I know he really likes me, but I’m not there.

Eventually I met his friends, and his best friend stood out because we clicked instantly. We would talk all night while the guy I’m dating sat in silence. The best friend came over to my place on behalf of the guy I was dating to see if I would be up to making it official. We spent the whole day/night at my pool talking, listening to music, and… kissing.
He’s made it clear that he’s attracted to me, but can’t be near me because his friend likes me.

I called it quits with the guy I was dating and opted to be friends. The best friend still keeps his distance out of respect for his friend. But I can’t stop thinking about him and want to date him.

I never dated two friends before, but I really want to date him. Any advice on how I should go about this situation?

6 comments
  1. Out of respect for both of them and their friendship.

    Leave them alone.

    You don’t want to be that girl who ruins a guys friendship.

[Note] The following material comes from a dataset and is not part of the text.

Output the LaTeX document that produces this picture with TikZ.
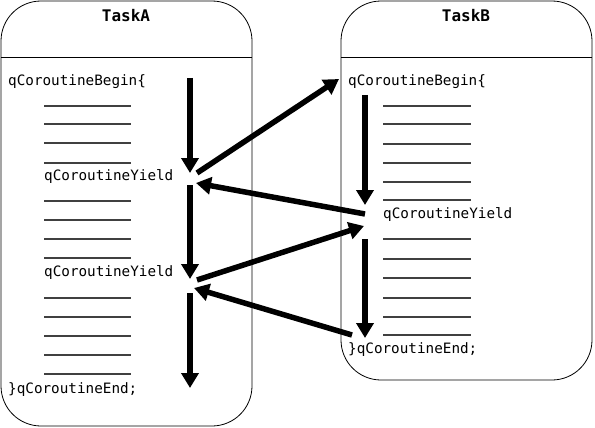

    It sounds like you already went behind his back, and that’s not a good foundation for starting a new relationship with someone… Let alone his friend.

  2. Damn lol his “best friend” sounds kind of like a douche to be honest, no offense. I know if it was one of my bros and he really liked a girl, I wouldn’t go near her even if she did like me. So the fact that he’s willing to betray his friend over a girl he wants to have sex with is telling of his character

    It reminds me of always sunny when charlie was really into the waitress and dennis used sex with her to gain leverage over charlie lol

    I can only imagine how miserable the dude felt when his “”friend”” was chatting up the girl he really likes. He probably does this to him all the time tbh

  3. Speak to the guy you were dating, tell him you like his friend. And ask him how he would feel if something were to happen with you and his friend. It’s a bit of a man’s code, your mate shouldn’t just go date your ex, unless he’s makes it known hes alright with it.

  4. I don’t think you owe anything to the first guy. If the friend is willing to pursue something more with you then he should be the one to talk to his friend about dating you.

  5. The best friend is keeping his distance “out of respect for his friend”, after the same best friend ended up kissing OP while meeting with her on behalf of the ex? If you care for nice guy at all, I would walk away from the “best friend”. At the very least, give it a lot of time before pursuing the best friend.

  6. So you want to fuck up a friendship because you’re horny for a guy you barely know? First dude dodged a bullet.

    His friend sounds like an ass too, but hopefully he’s seeing the light now. Here’s to hoping his friend is a true bro and tells you to fuck off. If not though, at least tell the first dude so he can cut his “best friend” off.

    Ask yourself if you’d be ok with a guy dumping you to date your best friend.